- _To do_
Return the material word for word. Do not include the pictures.
## start Data shown
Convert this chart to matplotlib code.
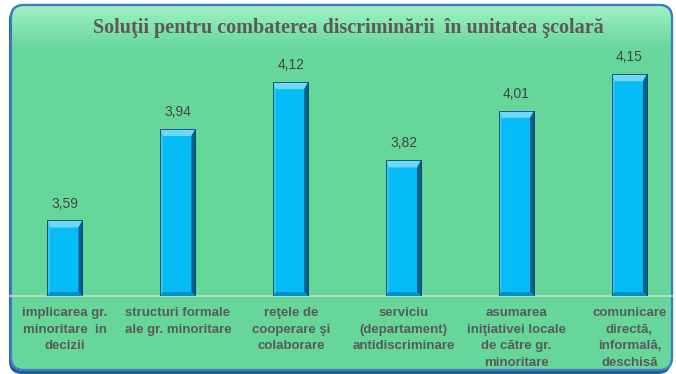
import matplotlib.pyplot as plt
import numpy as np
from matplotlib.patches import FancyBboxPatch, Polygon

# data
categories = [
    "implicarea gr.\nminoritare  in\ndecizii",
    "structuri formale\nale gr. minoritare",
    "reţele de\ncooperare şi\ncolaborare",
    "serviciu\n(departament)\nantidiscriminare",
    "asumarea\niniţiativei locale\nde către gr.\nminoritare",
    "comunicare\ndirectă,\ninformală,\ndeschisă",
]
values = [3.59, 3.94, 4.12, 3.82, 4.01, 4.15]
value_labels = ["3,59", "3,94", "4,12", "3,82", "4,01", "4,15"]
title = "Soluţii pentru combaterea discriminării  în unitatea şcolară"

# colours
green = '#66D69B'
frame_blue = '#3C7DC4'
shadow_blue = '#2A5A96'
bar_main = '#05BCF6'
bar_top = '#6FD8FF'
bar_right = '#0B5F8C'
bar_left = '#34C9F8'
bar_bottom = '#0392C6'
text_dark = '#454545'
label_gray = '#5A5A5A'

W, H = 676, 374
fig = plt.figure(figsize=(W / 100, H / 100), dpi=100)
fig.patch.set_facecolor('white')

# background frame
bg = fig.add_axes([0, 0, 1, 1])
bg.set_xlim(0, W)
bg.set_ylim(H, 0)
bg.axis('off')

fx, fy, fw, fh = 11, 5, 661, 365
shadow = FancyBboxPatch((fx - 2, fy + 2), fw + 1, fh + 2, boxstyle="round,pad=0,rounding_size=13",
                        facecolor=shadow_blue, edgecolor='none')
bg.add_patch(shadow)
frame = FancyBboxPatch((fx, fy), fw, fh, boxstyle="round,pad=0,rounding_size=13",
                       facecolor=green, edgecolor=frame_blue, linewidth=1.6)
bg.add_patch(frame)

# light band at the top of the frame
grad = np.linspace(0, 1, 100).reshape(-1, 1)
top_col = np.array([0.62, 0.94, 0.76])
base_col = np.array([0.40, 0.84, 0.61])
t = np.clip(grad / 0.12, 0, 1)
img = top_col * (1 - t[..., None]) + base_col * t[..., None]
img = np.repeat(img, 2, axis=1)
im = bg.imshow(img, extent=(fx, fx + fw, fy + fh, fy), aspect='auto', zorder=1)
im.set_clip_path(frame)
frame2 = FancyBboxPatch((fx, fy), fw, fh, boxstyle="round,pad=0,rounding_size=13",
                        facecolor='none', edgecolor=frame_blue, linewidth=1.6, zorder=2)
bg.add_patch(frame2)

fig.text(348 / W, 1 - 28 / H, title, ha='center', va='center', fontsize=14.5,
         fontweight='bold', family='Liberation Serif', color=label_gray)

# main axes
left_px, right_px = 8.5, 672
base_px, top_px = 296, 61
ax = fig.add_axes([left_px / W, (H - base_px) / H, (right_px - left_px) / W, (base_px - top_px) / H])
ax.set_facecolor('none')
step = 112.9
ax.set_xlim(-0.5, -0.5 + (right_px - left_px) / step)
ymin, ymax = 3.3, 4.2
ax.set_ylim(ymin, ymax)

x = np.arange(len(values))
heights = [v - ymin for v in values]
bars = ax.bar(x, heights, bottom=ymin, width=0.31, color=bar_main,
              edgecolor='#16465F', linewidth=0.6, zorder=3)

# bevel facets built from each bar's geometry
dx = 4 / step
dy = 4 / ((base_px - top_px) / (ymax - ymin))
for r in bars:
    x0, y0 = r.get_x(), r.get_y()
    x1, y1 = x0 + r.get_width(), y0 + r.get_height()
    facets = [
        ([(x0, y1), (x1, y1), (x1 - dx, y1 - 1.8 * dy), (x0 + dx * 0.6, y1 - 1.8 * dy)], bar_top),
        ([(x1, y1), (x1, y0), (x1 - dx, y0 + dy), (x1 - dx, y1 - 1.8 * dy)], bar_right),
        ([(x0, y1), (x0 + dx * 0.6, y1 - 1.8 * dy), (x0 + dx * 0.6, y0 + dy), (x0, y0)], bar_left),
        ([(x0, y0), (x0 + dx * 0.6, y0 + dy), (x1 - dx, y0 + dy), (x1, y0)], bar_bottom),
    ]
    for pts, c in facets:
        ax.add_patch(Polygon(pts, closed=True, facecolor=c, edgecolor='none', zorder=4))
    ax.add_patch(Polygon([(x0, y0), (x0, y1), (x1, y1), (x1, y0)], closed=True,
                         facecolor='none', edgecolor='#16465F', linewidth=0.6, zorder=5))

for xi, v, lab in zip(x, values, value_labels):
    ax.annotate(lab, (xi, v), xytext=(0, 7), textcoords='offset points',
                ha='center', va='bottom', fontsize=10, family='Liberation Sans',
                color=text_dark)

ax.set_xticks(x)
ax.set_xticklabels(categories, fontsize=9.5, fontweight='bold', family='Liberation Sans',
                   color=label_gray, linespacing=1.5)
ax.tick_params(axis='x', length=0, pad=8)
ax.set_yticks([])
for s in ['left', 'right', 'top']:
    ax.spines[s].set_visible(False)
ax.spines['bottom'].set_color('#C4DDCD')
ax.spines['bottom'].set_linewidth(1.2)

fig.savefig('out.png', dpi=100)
## end Data shown
- _Full answer_
Convert this chart to matplotlib code.
import matplotlib.pyplot as plt
import numpy as np
from matplotlib.patches import FancyBboxPatch, Polygon

# data
categories = [
    "implicarea gr.\nminoritare  in\ndecizii",
    "structuri formale\nale gr. minoritare",
    "reţele de\ncooperare şi\ncolaborare",
    "serviciu\n(departament)\nantidiscriminare",
    "asumarea\niniţiativei locale\nde către gr.\nminoritare",
    "comunicare\ndirectă,\ninformală,\ndeschisă",
]
values = [3.59, 3.94, 4.12, 3.82, 4.01, 4.15]
value_labels = ["3,59", "3,94", "4,12", "3,82", "4,01", "4,15"]
title = "Soluţii pentru combaterea discriminării  în unitatea şcolară"

# colours
green = '#66D69B'
frame_blue = '#3C7DC4'
shadow_blue = '#2A5A96'
bar_main = '#05BCF6'
bar_top = '#6FD8FF'
bar_right = '#0B5F8C'
bar_left = '#34C9F8'
bar_bottom = '#0392C6'
text_dark = '#454545'
label_gray = '#5A5A5A'

W, H = 676, 374
fig = plt.figure(figsize=(W / 100, H / 100), dpi=100)
fig.patch.set_facecolor('white')

# background frame
bg = fig.add_axes([0, 0, 1, 1])
bg.set_xlim(0, W)
bg.set_ylim(H, 0)
bg.axis('off')

fx, fy, fw, fh = 11, 5, 661, 365
shadow = FancyBboxPatch((fx - 2, fy + 2), fw + 1, fh + 2, boxstyle="round,pad=0,rounding_size=13",
                        facecolor=shadow_blue, edgecolor='none')
bg.add_patch(shadow)
frame = FancyBboxPatch((fx, fy), fw, fh, boxstyle="round,pad=0,rounding_size=13",
                       facecolor=green, edgecolor=frame_blue, linewidth=1.6)
bg.add_patch(frame)

# light band at the top of the frame
grad = np.linspace(0, 1, 100).reshape(-1, 1)
top_col = np.array([0.62, 0.94, 0.76])
base_col = np.array([0.40, 0.84, 0.61])
t = np.clip(grad / 0.12, 0, 1)
img = top_col * (1 - t[..., None]) + base_col * t[..., None]
img = np.repeat(img, 2, axis=1)
im = bg.imshow(img, extent=(fx, fx + fw, fy + fh, fy), aspect='auto', zorder=1)
im.set_clip_path(frame)
frame2 = FancyBboxPatch((fx, fy), fw, fh, boxstyle="round,pad=0,rounding_size=13",
                        facecolor='none', edgecolor=frame_blue, linewidth=1.6, zorder=2)
bg.add_patch(frame2)

fig.text(348 / W, 1 - 28 / H, title, ha='center', va='center', fontsize=14.5,
         fontweight='bold', family='Liberation Serif', color=label_gray)

# main axes
left_px, right_px = 8.5, 672
base_px, top_px = 296, 61
ax = fig.add_axes([left_px / W, (H - base_px) / H, (right_px - left_px) / W, (base_px - top_px) / H])
ax.set_facecolor('none')
step = 112.9
ax.set_xlim(-0.5, -0.5 + (right_px - left_px) / step)
ymin, ymax = 3.3, 4.2
ax.set_ylim(ymin, ymax)

x = np.arange(len(values))
heights = [v - ymin for v in values]
bars = ax.bar(x, heights, bottom=ymin, width=0.31, color=bar_main,
              edgecolor='#16465F', linewidth=0.6, zorder=3)

# bevel facets built from each bar's geometry
dx = 4 / step
dy = 4 / ((base_px - top_px) / (ymax - ymin))
for r in bars:
    x0, y0 = r.get_x(), r.get_y()
    x1, y1 = x0 + r.get_width(), y0 + r.get_height()
    facets = [
        ([(x0, y1), (x1, y1), (x1 - dx, y1 - 1.8 * dy), (x0 + dx * 0.6, y1 - 1.8 * dy)], bar_top),
        ([(x1, y1), (x1, y0), (x1 - dx, y0 + dy), (x1 - dx, y1 - 1.8 * dy)], bar_right),
        ([(x0, y1), (x0 + dx * 0.6, y1 - 1.8 * dy), (x0 + dx * 0.6, y0 + dy), (x0, y0)], bar_left),
        ([(x0, y0), (x0 + dx * 0.6, y0 + dy), (x1 - dx, y0 + dy), (x1, y0)], bar_bottom),
    ]
    for pts, c in facets:
        ax.add_patch(Polygon(pts, closed=True, facecolor=c, edgecolor='none', zorder=4))
    ax.add_patch(Polygon([(x0, y0), (x0, y1), (x1, y1), (x1, y0)], closed=True,
                         facecolor='none', edgecolor='#16465F', linewidth=0.6, zorder=5))

for xi, v, lab in zip(x, values, value_labels):
    ax.annotate(lab, (xi, v), xytext=(0, 7), textcoords='offset points',
                ha='center', va='bottom', fontsize=10, family='Liberation Sans',
                color=text_dark)

ax.set_xticks(x)
ax.set_xticklabels(categories, fontsize=9.5, fontweight='bold', family='Liberation Sans',
                   color=label_gray, linespacing=1.5)
ax.tick_params(axis='x', length=0, pad=8)
ax.set_yticks([])
for s in ['left', 'right', 'top']:
    ax.spines[s].set_visible(False)
ax.spines['bottom'].set_color('#C4DDCD')
ax.spines['bottom'].set_linewidth(1.2)

fig.savefig('out.png', dpi=100)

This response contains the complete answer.